Cystic Fibrosis sufferers can try a new remedy: Salt Therapy

Recently, a new form of therapy has been discovered that has been shown to reduce the symptoms of Cystic Fibrosis sufferers, making breathing easier.

It’s called Salt Therapy, also known as Halotherapy, and it’s been gaining momentum all over the world as a remedy for Cystic Fibrosis sufferers and a host of other breathing conditions.

What is Cystic Fibrosis?

Cystic Fibrosis is a genetic disorder that affects the respiratory system, digestive system and other organs in the body. Most of us are familiar with the aspect of this disease that affects breathing — by the secretion of excess mucus in the lungs.

Some symptoms of cystic fibrosis include persistent cough, wheezing, shortness of breath, difficulty performing exercise, repeated lung infections, inflamed sinuses and nasal passages and constantly feeling tired.

Symptoms can vary from person to person, and can vary over time with each case. There is no cure for cystic fibrosis.

The current life expectancy of a person with cystic fibrosis in the United States is about 38 years, with many living much longer with the advent of new and improved methods of diagnosis and treatment.

When properly diagnosed and managed, most people can maintain control of the symptoms of cystic fibrosis, and lead a relatively better quality of life than in previous decades.

Can Salt Therapy Alleviate Cystic Fibrosis?

Usually, the symptoms of cystic fibrosis are triggered and worsened by airborne substances like pollen, dust mites or other allergens, tobacco smoke, physical exertion, or cold weather.

Halotherapy is typically known as dry salt therapy — where you breathe air in a Himalayan salt cave that’s been filled with micronized salt particles. This dry salt therapy is commonly known to alleviate symptoms of cystic fibrosis sufferers.

Inflammation Due to Cystic Fibrosis

The main symptom that is bothersome to many is the resulting inflammation due to these cystic fibrosis triggers. Inflammation and swelling occur to the lining of the air passages within the lungs, and also a buildup of mucus, causing wheezing, shortness of breath, chest tightness, etc..

Salt Therapy Helps You Breathe Easier

Salt is both anti-bacterial, and anti-inflammatory. As you breathe the salt-rich air, the micron sized dry salt particles begin to absorb the toxins and allergens in your respiratory tract, and eliminate them from the body, resulting in a decrease in mucus, a decrease in inflammation, a detox of your entire respiratory system, and a welcomed relief during breathing.

Does it Work?

Normal vs Inflamed Air Passage
Normal vs Inflamed Air Passage

There are many credible studies proving the benefits of salt therapy.

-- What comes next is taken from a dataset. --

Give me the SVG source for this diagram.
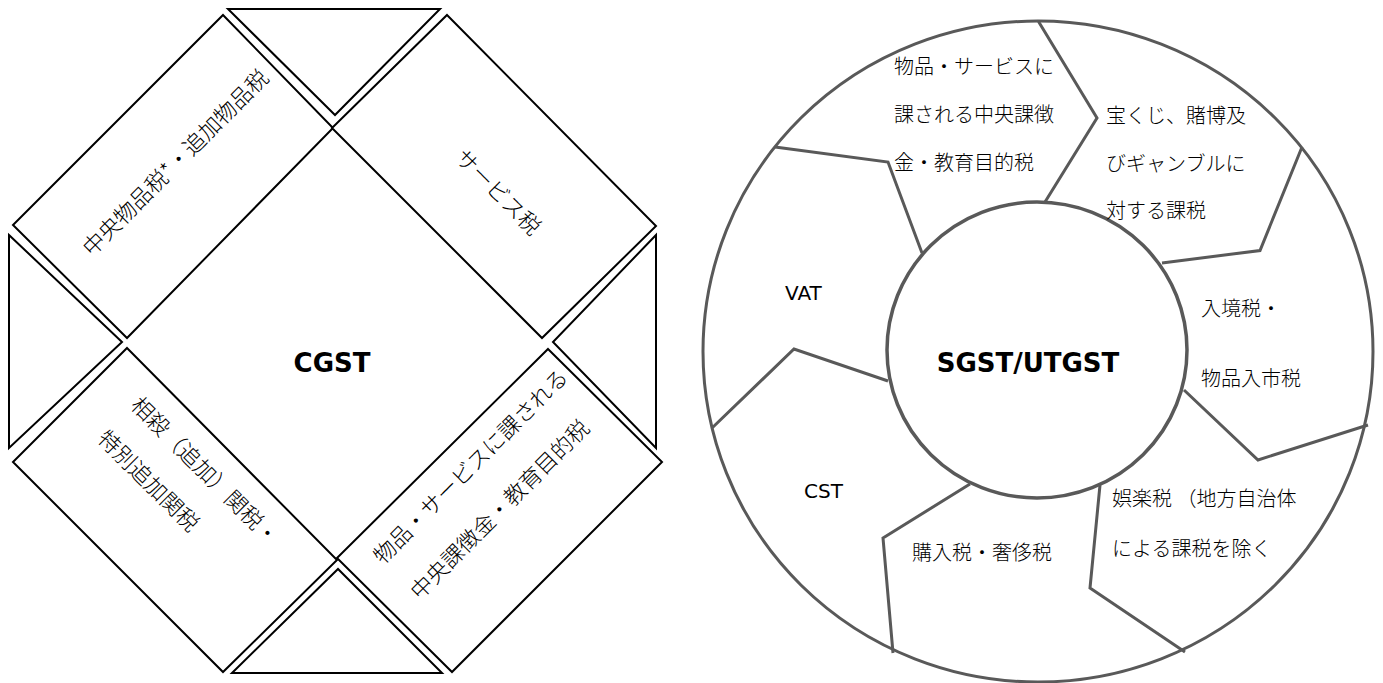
<svg xmlns="http://www.w3.org/2000/svg" width="1383" height="683" viewBox="0 0 1383 683">
<style>
.sh{fill:#fff;stroke:#000;stroke-width:2;stroke-linejoin:miter}
.jp{font-family:"Noto Sans CJK JP","Noto Sans CJK SC",sans-serif;font-size:22px;font-weight:300;fill:#000}
.jr{font-family:"Noto Sans CJK JP","Noto Sans CJK SC",sans-serif;font-size:20px;font-weight:300;fill:#000}
.lat{font-family:"DejaVu Sans","Liberation Sans",sans-serif;font-size:20px;fill:#000}
.big{font-family:"DejaVu Sans","Liberation Sans",sans-serif;font-size:26px;font-weight:bold;fill:#000}
.gr{fill:none;stroke:#595959;stroke-width:3;stroke-linejoin:miter}
</style>
<rect width="1383" height="683" fill="#fff"/>
<!-- Left diagram -->
<g id="cgst-left">
  <g id="tri-top"><polygon class="sh" points="228,9 440,9 335,115"/></g>
  <g id="tri-left"><polygon class="sh" points="9,235 122,342 9,448"/></g>
  <g id="tri-right"><polygon class="sh" points="656,235 553,342 656,448"/></g>
  <g id="tri-bottom"><polygon class="sh" points="232,673 338,569 442,673"/></g>
  <g id="rect-tl">
    <polygon class="sh" points="223,15 333,128 127,338 13,225"/>
    <g transform="rotate(-45)"><text class="jp" x="9" y="247" text-anchor="middle">中央物品税*・追加物品税</text></g>
  </g>
  <g id="rect-tr">
    <polygon class="sh" points="447,15 656,226 542,338 332,128"/>
    <g transform="rotate(45)"><text class="jp" x="488" y="-208.5" text-anchor="middle">サービス税</text></g>
  </g>
  <g id="rect-bl">
    <polygon class="sh" points="127,348 337,560 223,672 13,462"/>
    <g transform="rotate(45)">
      <text class="jp" x="379" y="196">相殺（追加）関税・</text>
      <text class="jp" x="379" y="243">特別追加関税</text>
    </g>
  </g>
  <g id="rect-br">
    <polygon class="sh" points="548,349 662,462 452,672 337,558"/>
    <g transform="rotate(-45)">
      <text class="jp" x="-129" y="670.5">物品・サービスに課される</text>
      <text class="jp" x="-128" y="721.5">中央課徴金・教育目的税</text>
    </g>
  </g>
  <g id="center-cgst"><text class="big" x="332" y="372" text-anchor="middle">CGST</text></g>
</g>
<!-- Right diagram -->
<g id="sgst-right">
  <g id="ring"><ellipse class="gr" cx="1038" cy="351.5" rx="335" ry="330.5"/></g>
  <g id="dividers">
    <polyline class="gr" points="775,147 888,162 922,253"/>
    <polyline class="gr" points="1038.5,21.5 1097,118 1045,202"/>
    <polyline class="gr" points="1302,147 1260,250.5 1162,263"/>
    <polyline class="gr" points="1184,390 1258,460 1368,425"/>
    <polyline class="gr" points="1100,485 1090,588 1185,652"/>
    <polyline class="gr" points="970,484 883,538 893,653"/>
    <polyline class="gr" points="888,381 794,349 712,428"/>
  </g>
  <g id="hub">
    <ellipse cx="1037" cy="350" rx="150" ry="148" fill="#fff" stroke="#595959" stroke-width="3.5"/>
    <text class="big" x="1028" y="371.5" text-anchor="middle">SGST/UTGST</text>
  </g>
  <g id="seg-central-levy">
    <text class="jr" x="894" y="73.5">物品・サービスに</text>
    <text class="jr" x="894" y="121.5">課される中央課徴</text>
    <text class="jr" x="894" y="169.5">金・教育目的税</text>
  </g>
  <g id="seg-lottery">
    <text class="jr" x="1106" y="122.5">宝くじ、賭博及</text>
    <text class="jr" x="1106" y="171">びギャンブルに</text>
    <text class="jr" x="1106" y="217.5">対する課税</text>
  </g>
  <g id="seg-entry">
    <text class="jr" x="1201" y="315.5">入境税・</text>
    <text class="jr" x="1201" y="386">物品入市税</text>
  </g>
  <g id="seg-entertainment">
    <text class="jr" x="1112" y="506">娯楽税 （地方自治体</text>
    <text class="jr" x="1112" y="556">による課税を除く</text>
  </g>
  <g id="seg-purchase"><text class="jr" x="912" y="559.5">購入税・奢侈税</text></g>
  <g id="seg-cst"><text class="lat" x="804" y="498">CST</text></g>
  <g id="seg-vat"><text class="lat" x="785" y="300">VAT</text></g>
</g>
</svg>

In this medical journal titled Halotherapy in Patients with Cystic Fibrosis: A Pilot Study, conducted by the International Journal of
Respiratory and Pulmonary Medicine
in 2015, the following statement was made:

“In clinical trials hypertonic saline inhalation improved
pulmonary function [2,4], and respiratory symptoms, reduced
pulmonary exacerbations [4,5] and reduced absenteeism from school
or work [5]. Halotherarpy (HT; “halos” means salt in Greek) aims to
deliver salt particles into the upper and lower airways, and appears to
be a promising alternative method.”

The study concluded:

“In conclusion, this exploratory study has demonstrated that
HT (halotherapy) may have some benefit in CF (cystic fibrosis) patients with symptomatic sinus disease.”

The Massachusetts Medical Society produced this medical journal in 2006 which concluded:

“In patients with cystic fibrosis, inhalation of hypertonic saline produced a sustained acceleration of mucus clearance and improved lung function. This treatment may protect the lung from insults that reduce mucus clearance and produce lung disease.”

This article outlines many other studies that show the benefits of salt therapy.

Besides the studies, just ask anyone who’s tried it. The reviews are unanimous. If you suffer from cystic fibrosis, you should give salt therapy a try!

It’s important to note that salt therapy is complementary — and should not be used to replace any existing medication. If you notice an improvement in your symptoms from salt therapy, talk to your doctor before making any changes to your regular prescribed medication.